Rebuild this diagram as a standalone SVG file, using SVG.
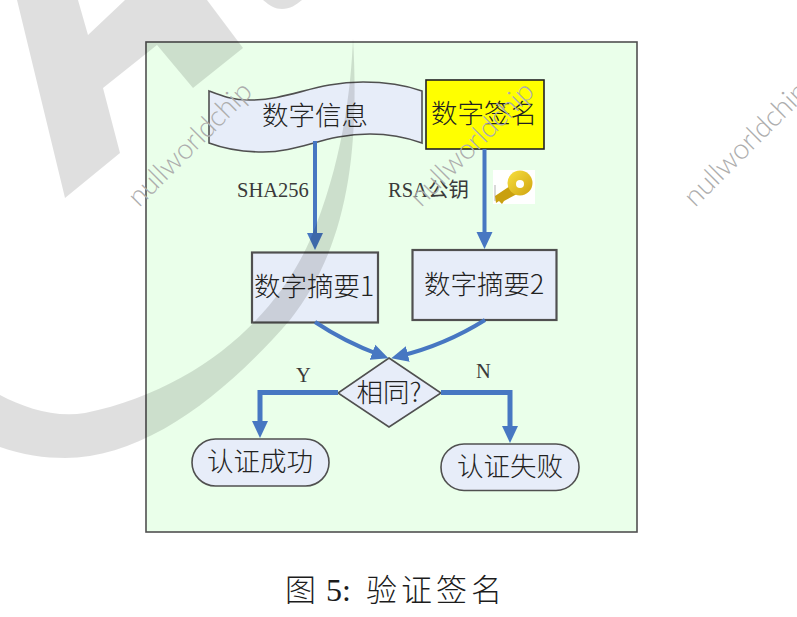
<svg xmlns="http://www.w3.org/2000/svg" width="797" height="617" viewBox="0 0 797 617">
<style>
.n{fill:#e7edf9;stroke:#505050;stroke-width:1.6}
.b{stroke-width:2.2}
.t{font-family:"Noto Sans CJK SC","Liberation Serif",serif;font-weight:300;font-size:26.5px;fill:#222;text-anchor:middle}
.l{font-family:"Liberation Serif","Noto Sans CJK SC",serif;font-size:20.5px;fill:#3a3a3a}
.c{fill:none;stroke:#4777c2;stroke-width:4}
.h{stroke-width:5}
.w{font-family:Lato,"Open Sans",sans-serif;font-weight:300;font-size:28.5px;letter-spacing:-.2px;fill:#adadad}
.g{fill:#000;fill-opacity:.125;fill-rule:evenodd}
</style>
<defs>
<marker id="a" markerUnits="userSpaceOnUse" markerWidth="18" markerHeight="17" viewBox="0 0 18 17" refX="8" refY="8.5" orient="auto"><path d="M0,0.5L17,8.5L0,16.5Z" fill="#4777c2"/></marker>
<linearGradient id="k" x1="0" y1="0" x2="1" y2="1"><stop offset="0" stop-color="#f8e040"/><stop offset="1" stop-color="#d0a410"/></linearGradient>
</defs>
<rect width="797" height="617" fill="#fff"/>
<rect id="panel" x="146" y="42" width="491" height="490" fill="#eaffea" stroke="#505050" stroke-width="1.6"/>

<g id="n1"><path class="n" d="M209,91C222,96 232,100 250,100C290,100 315,82 363,82C390,82 408,86 422,91V143C408,138 392,134 370,134C325,134 300,152 263,152C240,152 225,149 209,143Z"/><text class="t" x="315" y="125">数字信息</text></g>
<g id="n2"><rect x="426" y="80" width="118" height="69" fill="#ffff00" stroke="#222" stroke-width="1.6"/><text class="t" x="484" y="123">数字签名</text></g>
<g id="n3"><rect class="n b" x="252" y="252.5" width="126" height="70"/><text class="t" x="314" y="296">数字摘要1</text></g>
<g id="n4"><rect class="n b" x="412.5" y="250" width="144" height="70"/><text class="t" x="484" y="294">数字摘要2</text></g>
<g id="n5"><path class="n" d="M389,358L441,393L389,427L338,393Z"/><text class="t" x="389" y="402">相同?</text></g>
<g id="n6"><rect class="n" x="192" y="439" width="137" height="47" rx="23.5"/><text class="t" x="260" y="471">认证成功</text></g>
<g id="n7"><rect class="n" x="441" y="444" width="138" height="46.5" rx="23"/><text class="t" x="510" y="476">认证失败</text></g>

<g id="connectors">
<path class="c" d="M315,141V241" marker-end="url(#a)"/>
<path class="c" d="M484.5,149V240" marker-end="url(#a)"/>
<path class="c" d="M315,322Q345,342 380,355" marker-end="url(#a)"/>
<path class="c" d="M485,320Q445,345 400,356" marker-end="url(#a)"/>
<path class="c h" d="M338,392.5H260V429" marker-end="url(#a)"/>
<path class="c h" d="M441,392.5H510V434" marker-end="url(#a)"/>
</g>
<g id="labels">
<text class="l" x="237" y="197">SHA256</text>
<text class="l" x="388" y="197">RSA公钥</text>
<text class="l" x="296" y="382">Y</text>
<text class="l" x="476" y="378">N</text>
</g>
<g id="key">
<rect x="493" y="170" width="42" height="34" fill="#fff"/>
<path d="M495,185V201" stroke="#ccc" stroke-width="1.5"/>
<path d="M495,196L510,186L517,194L504,201L502,204L499,201L496,203Z" fill="#c9a010"/>
<circle cx="520" cy="183" r="12.5" fill="url(#k)"/>
<circle cx="520" cy="184" r="4" fill="#fff"/>
</g>
<g id="watermark">
<path class="g" d="M17,0L65,198L120,153L103,88L157,45L193,88L243,48L207,0H125L88,35L78,0Z"/>
<path class="g" d="M263,0C270,6 275,9 282,9C290,9 296,5 302,0Z"/>
<path class="g" d="M353,38C351,90 342,165 310,240C275,320 195,390 85,413C55,418 25,408 0,395V447C22,455 45,458 65,458C145,458 225,395 290,320C345,250 360,160 353,38Z"/>
<text class="w" transform="translate(139,208) rotate(-45)">nullworldchip</text>
<text class="w" transform="translate(421,208) rotate(-45)">nullworldchip</text>
<text class="w" transform="translate(695,208) rotate(-45)">nullworldchip</text>
</g>
<g id="caption">
<text y="601" font-family="'Noto Sans CJK SC',serif" font-weight="300" font-size="31" fill="#1c1c1c"><tspan x="285">图</tspan><tspan x="366">验</tspan><tspan x="401">证</tspan><tspan x="436">签</tspan><tspan x="471">名</tspan></text>
<text x="326" y="601" font-family="'Liberation Serif',serif" font-size="32" fill="#1c1c1c">5:</text>
</g>
</svg>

_Exercise instructions_
Give the data above again in full and unchanged, skipping the pictures.

_Exercise response_
Rebuild this diagram as a standalone SVG file, using SVG.
<svg xmlns="http://www.w3.org/2000/svg" width="797" height="617" viewBox="0 0 797 617">
<style>
.n{fill:#e7edf9;stroke:#505050;stroke-width:1.6}
.b{stroke-width:2.2}
.t{font-family:"Noto Sans CJK SC","Liberation Serif",serif;font-weight:300;font-size:26.5px;fill:#222;text-anchor:middle}
.l{font-family:"Liberation Serif","Noto Sans CJK SC",serif;font-size:20.5px;fill:#3a3a3a}
.c{fill:none;stroke:#4777c2;stroke-width:4}
.h{stroke-width:5}
.w{font-family:Lato,"Open Sans",sans-serif;font-weight:300;font-size:28.5px;letter-spacing:-.2px;fill:#adadad}
.g{fill:#000;fill-opacity:.125;fill-rule:evenodd}
</style>
<defs>
<marker id="a" markerUnits="userSpaceOnUse" markerWidth="18" markerHeight="17" viewBox="0 0 18 17" refX="8" refY="8.5" orient="auto"><path d="M0,0.5L17,8.5L0,16.5Z" fill="#4777c2"/></marker>
<linearGradient id="k" x1="0" y1="0" x2="1" y2="1"><stop offset="0" stop-color="#f8e040"/><stop offset="1" stop-color="#d0a410"/></linearGradient>
</defs>
<rect width="797" height="617" fill="#fff"/>
<rect id="panel" x="146" y="42" width="491" height="490" fill="#eaffea" stroke="#505050" stroke-width="1.6"/>

<g id="n1"><path class="n" d="M209,91C222,96 232,100 250,100C290,100 315,82 363,82C390,82 408,86 422,91V143C408,138 392,134 370,134C325,134 300,152 263,152C240,152 225,149 209,143Z"/><text class="t" x="315" y="125">数字信息</text></g>
<g id="n2"><rect x="426" y="80" width="118" height="69" fill="#ffff00" stroke="#222" stroke-width="1.6"/><text class="t" x="484" y="123">数字签名</text></g>
<g id="n3"><rect class="n b" x="252" y="252.5" width="126" height="70"/><text class="t" x="314" y="296">数字摘要1</text></g>
<g id="n4"><rect class="n b" x="412.5" y="250" width="144" height="70"/><text class="t" x="484" y="294">数字摘要2</text></g>
<g id="n5"><path class="n" d="M389,358L441,393L389,427L338,393Z"/><text class="t" x="389" y="402">相同?</text></g>
<g id="n6"><rect class="n" x="192" y="439" width="137" height="47" rx="23.5"/><text class="t" x="260" y="471">认证成功</text></g>
<g id="n7"><rect class="n" x="441" y="444" width="138" height="46.5" rx="23"/><text class="t" x="510" y="476">认证失败</text></g>

<g id="connectors">
<path class="c" d="M315,141V241" marker-end="url(#a)"/>
<path class="c" d="M484.5,149V240" marker-end="url(#a)"/>
<path class="c" d="M315,322Q345,342 380,355" marker-end="url(#a)"/>
<path class="c" d="M485,320Q445,345 400,356" marker-end="url(#a)"/>
<path class="c h" d="M338,392.5H260V429" marker-end="url(#a)"/>
<path class="c h" d="M441,392.5H510V434" marker-end="url(#a)"/>
</g>
<g id="labels">
<text class="l" x="237" y="197">SHA256</text>
<text class="l" x="388" y="197">RSA公钥</text>
<text class="l" x="296" y="382">Y</text>
<text class="l" x="476" y="378">N</text>
</g>
<g id="key">
<rect x="493" y="170" width="42" height="34" fill="#fff"/>
<path d="M495,185V201" stroke="#ccc" stroke-width="1.5"/>
<path d="M495,196L510,186L517,194L504,201L502,204L499,201L496,203Z" fill="#c9a010"/>
<circle cx="520" cy="183" r="12.5" fill="url(#k)"/>
<circle cx="520" cy="184" r="4" fill="#fff"/>
</g>
<g id="watermark">
<path class="g" d="M17,0L65,198L120,153L103,88L157,45L193,88L243,48L207,0H125L88,35L78,0Z"/>
<path class="g" d="M263,0C270,6 275,9 282,9C290,9 296,5 302,0Z"/>
<path class="g" d="M353,38C351,90 342,165 310,240C275,320 195,390 85,413C55,418 25,408 0,395V447C22,455 45,458 65,458C145,458 225,395 290,320C345,250 360,160 353,38Z"/>
<text class="w" transform="translate(139,208) rotate(-45)">nullworldchip</text>
<text class="w" transform="translate(421,208) rotate(-45)">nullworldchip</text>
<text class="w" transform="translate(695,208) rotate(-45)">nullworldchip</text>
</g>
<g id="caption">
<text y="601" font-family="'Noto Sans CJK SC',serif" font-weight="300" font-size="31" fill="#1c1c1c"><tspan x="285">图</tspan><tspan x="366">验</tspan><tspan x="401">证</tspan><tspan x="436">签</tspan><tspan x="471">名</tspan></text>
<text x="326" y="601" font-family="'Liberation Serif',serif" font-size="32" fill="#1c1c1c">5:</text>
</g>
</svg>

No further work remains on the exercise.